The Wind in the Willows

Date 2nd March 2016
Society Ponteland Repertory Society
Venue The Memorial Hall, Ponteland
Type of Production Play
Director Jonny Woollett


Author: Michael L.Avery

Ponteland Repertory Society presents interesting shows.  This time it was Alan Bennett’s version of The Wind in the Willows, based on Kenneth Grahame’s books.  I must admit to a gap in my education.  I managed to navigate childhood without reading the books but, somehow, I found myself familiar with the various characters.  Firstly, Mole, blinkingly bursting to the surface by the riverbank complete with pit helmet and a face as black as coal.  Joe Costigan was a revelation in the part – loveable, funny, a Mole for All Seasons.  His guide to the surface was Jonny Woollett (who also directed the show), a very knowledgeable and earthly Rat.  Into this gentle, pastoral idyll, Leo Emmerson interjected himself as Toad of Toad Hall himself, well-off, idle, selfish, with more money than sense.  He makes himself centre of attraction and manages to get himself imprisoned for 20 years, a little excessive for simply insulting the judge!  Meanwhile, Ratty must guide Mole around various pitfalls.

The ownership of Albert, a world weary horse played by Jason Long, passes from Toad to the Bargewoman (Isobel Wind) and back again, much to Albert’s dismay.  Then there was Brian Barry as Badger, a sort of elder statesman to whom everyone, except Toad, demurs. Talking of Toad, he manages to escape prison with the aid of a washerwoman’s outfit.  It suits him down to the ground.

The play has 31 named parts, almost all individually cast.  So it’s a big cast but there’s more - Weasels, Stoats, Ferrets, a group of River Bankers, a quintet of gypsies, and a group of Wild Wooders played by a lot of young people admirably incorporated into the action by director Johnny and his assistant, Lucy Walton.

In closing, I revert to Leo Emmerson.

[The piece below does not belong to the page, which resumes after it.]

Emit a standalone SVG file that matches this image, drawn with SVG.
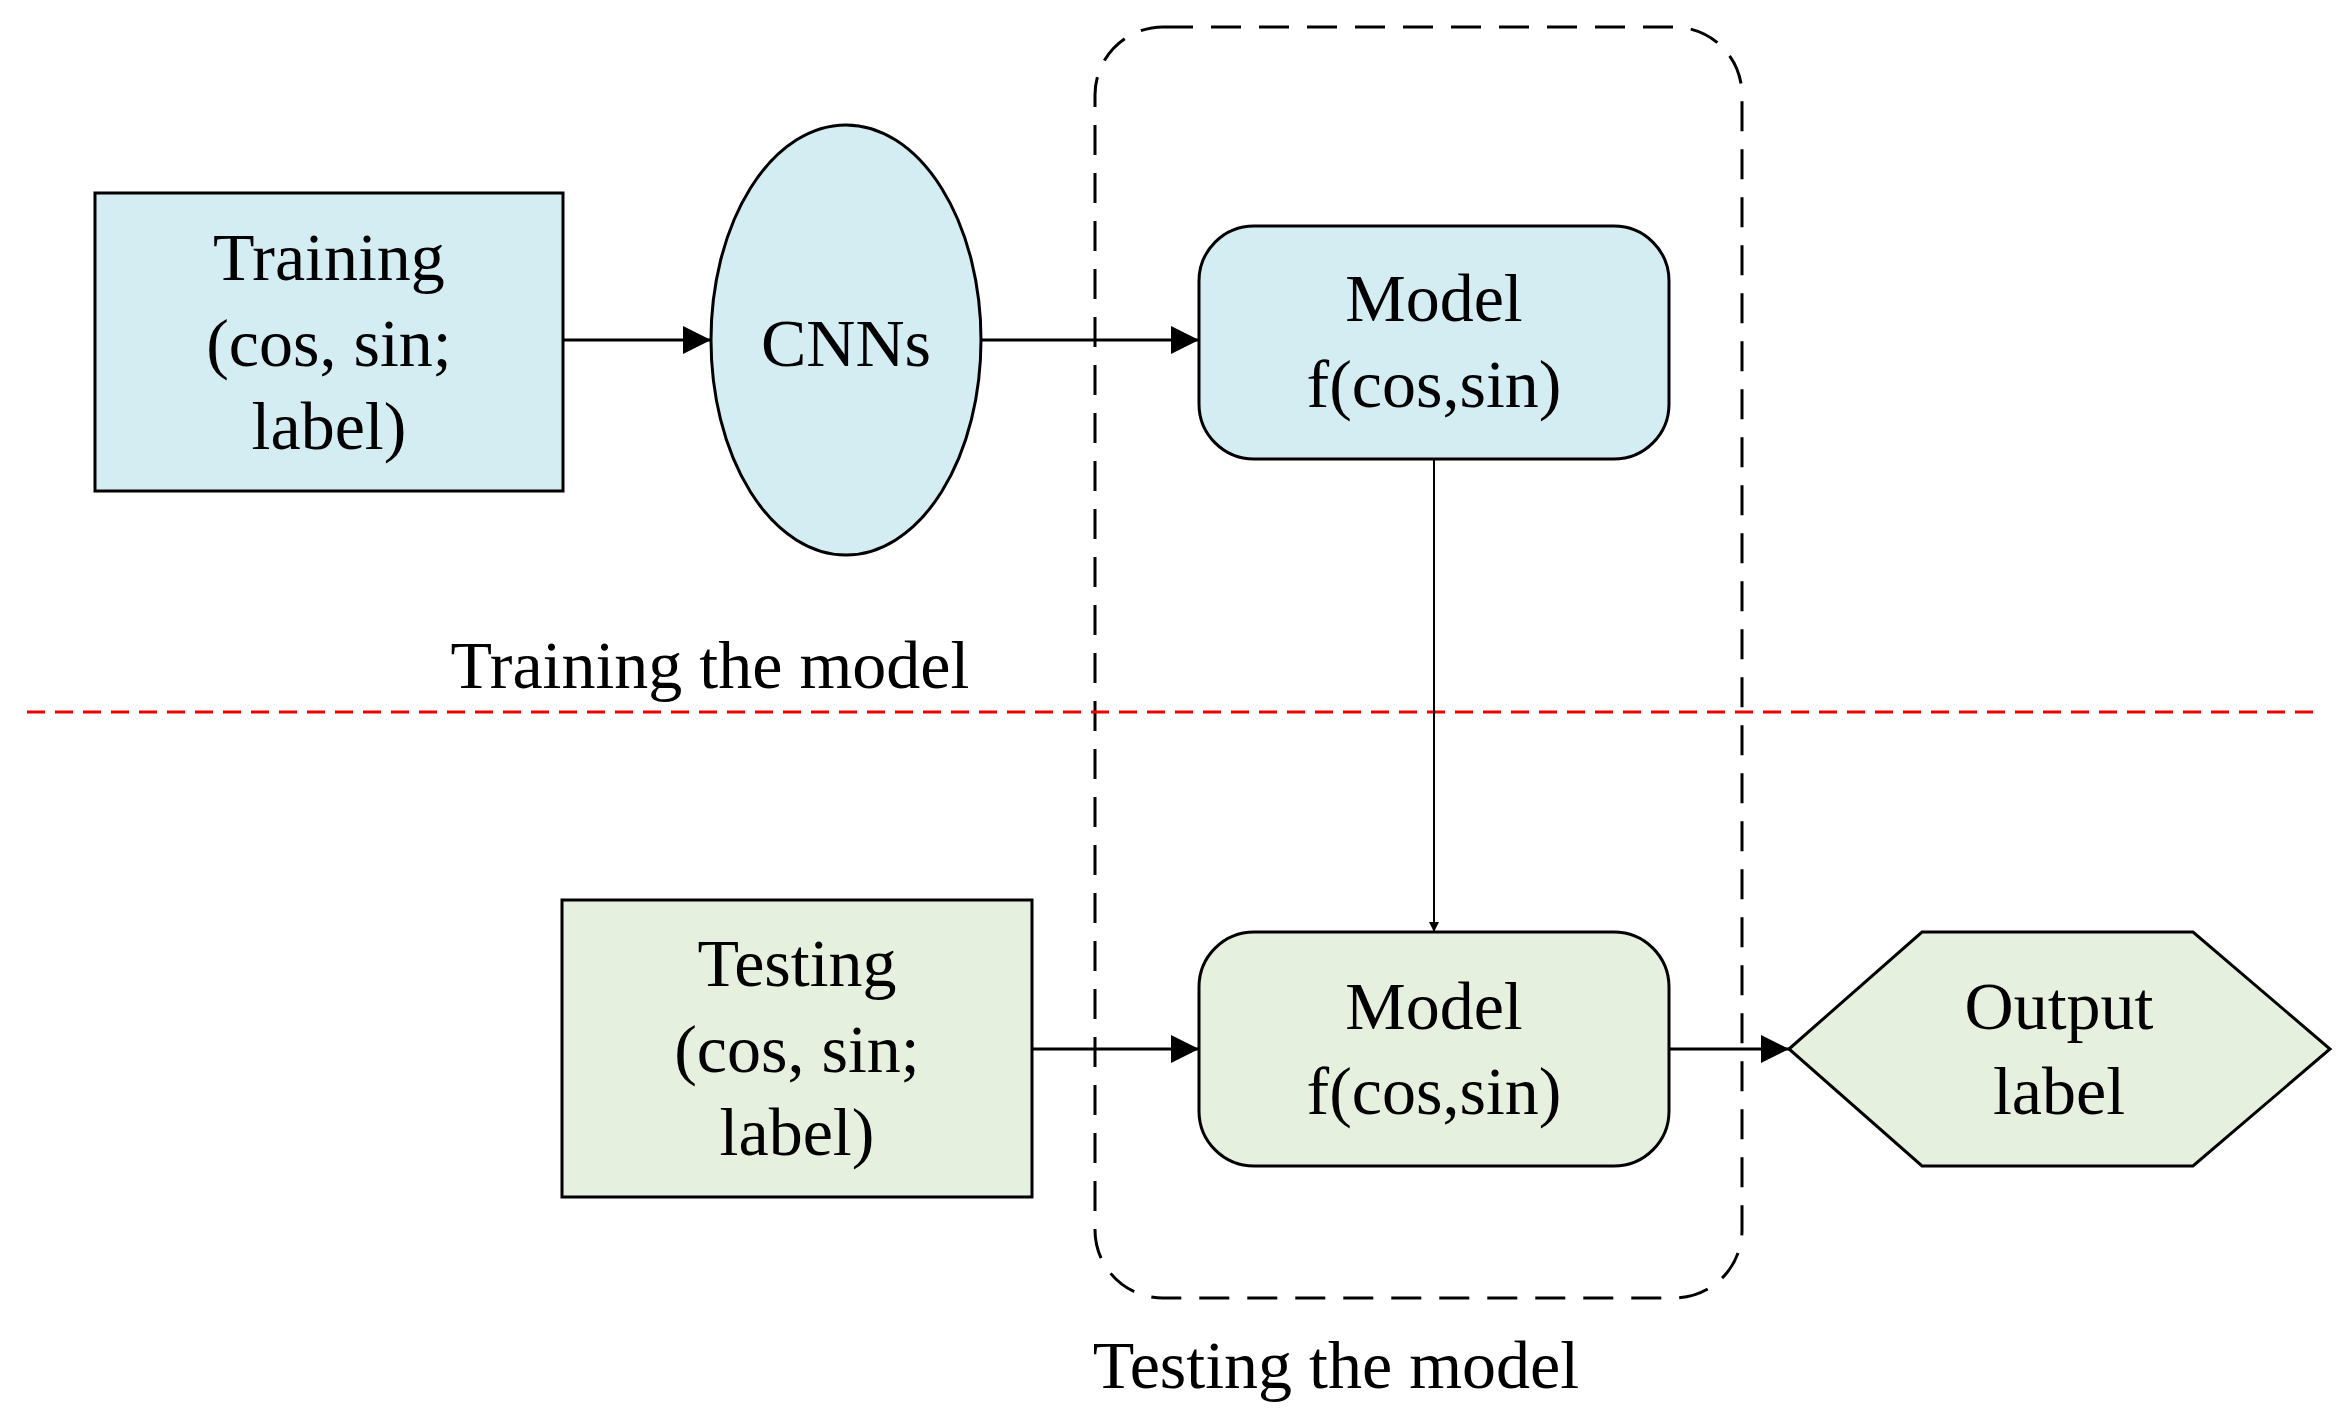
<svg xmlns="http://www.w3.org/2000/svg" width="2350" height="1423" viewBox="0 0 2350 1423">
<style>
text{font-family:"Liberation Serif","Times New Roman",serif;font-size:68px;fill:#000;text-anchor:middle}
.n{stroke:#000;stroke-width:3}
.blue{fill:#d4edf2}.green{fill:#e6f0de}
.c{stroke:#000;stroke-width:3;fill:none}
</style>
<defs><marker id="a" viewBox="0 0 10 10" refX="10" refY="5" markerWidth="10" markerHeight="10" markerUnits="userSpaceOnUse" orient="auto"><path d="M0,0L10,5L0,10z" fill="#000"/></marker>
<marker id="b" viewBox="0 0 10 10" refX="10" refY="5" markerWidth="28" markerHeight="28" markerUnits="userSpaceOnUse" orient="auto"><path d="M0,0L10,5L0,10z" fill="#000"/></marker></defs>
<rect width="2350" height="1423" fill="#fff"/>
<rect id="container" x="1095" y="27" width="647" height="1271" rx="68" fill="none" stroke="#000" stroke-width="3" stroke-dasharray="30,18"/>
<line x1="27" y1="712" x2="2319" y2="712" stroke="#e00" stroke-width="3" stroke-dasharray="18,10"/>
<g id="training"><rect class="n blue" x="95" y="193" width="468" height="298"/><text x="329" y="280">Training</text><text x="329" y="366">(cos, sin;</text><text x="329" y="449">label)</text></g>
<g id="cnns"><ellipse class="n blue" cx="846" cy="340" rx="135" ry="215"/><text x="846" y="366">CNNs</text></g>
<g id="model1"><rect class="n blue" x="1199" y="226" width="470" height="233" rx="55"/><text x="1434" y="321">Model</text><text x="1434" y="407">f(cos,sin)</text></g>
<g id="testing"><rect class="n green" x="562" y="900" width="470" height="297"/><text x="797" y="986">Testing</text><text x="797" y="1072">(cos, sin;</text><text x="797" y="1155">label)</text></g>
<g id="model2"><rect class="n green" x="1199" y="932" width="470" height="234" rx="55"/><text x="1434" y="1029">Model</text><text x="1434" y="1114">f(cos,sin)</text></g>
<g id="output"><polygon class="n green" points="1789,1049 1922,932 2193,932 2330,1049 2193,1166 1922,1166"/><text x="2059" y="1029">Output</text><text x="2059" y="1114">label</text></g>
<text x="710" y="688">Training the model</text>
<text x="1336" y="1388">Testing the model</text>
<g id="connectors">
<line class="c" x1="563" y1="340" x2="711" y2="340" marker-end="url(#b)"/>
<line class="c" x1="981" y1="340" x2="1199" y2="340" marker-end="url(#b)"/>
<line class="c" x1="1032" y1="1049" x2="1199" y2="1049" marker-end="url(#b)"/>
<line class="c" x1="1669" y1="1049" x2="1789" y2="1049" marker-end="url(#b)"/>
<line x1="1434" y1="459" x2="1434" y2="932" stroke="#000" stroke-width="2" marker-end="url(#a)"/>
</g>
</svg>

His Toad filled the stage whenever he appeared.  In his green make-up he looked like Jim Carrey in The Mask, all flashing teeth and manic expression but seemed to be channelling Rik Mayall in much (not all) of his performance.  He made Frog literally (well, not literally) jump off the stage.  A very engaging, entertaining, funny performance enhanced by all the other performers who occupied the stage with him.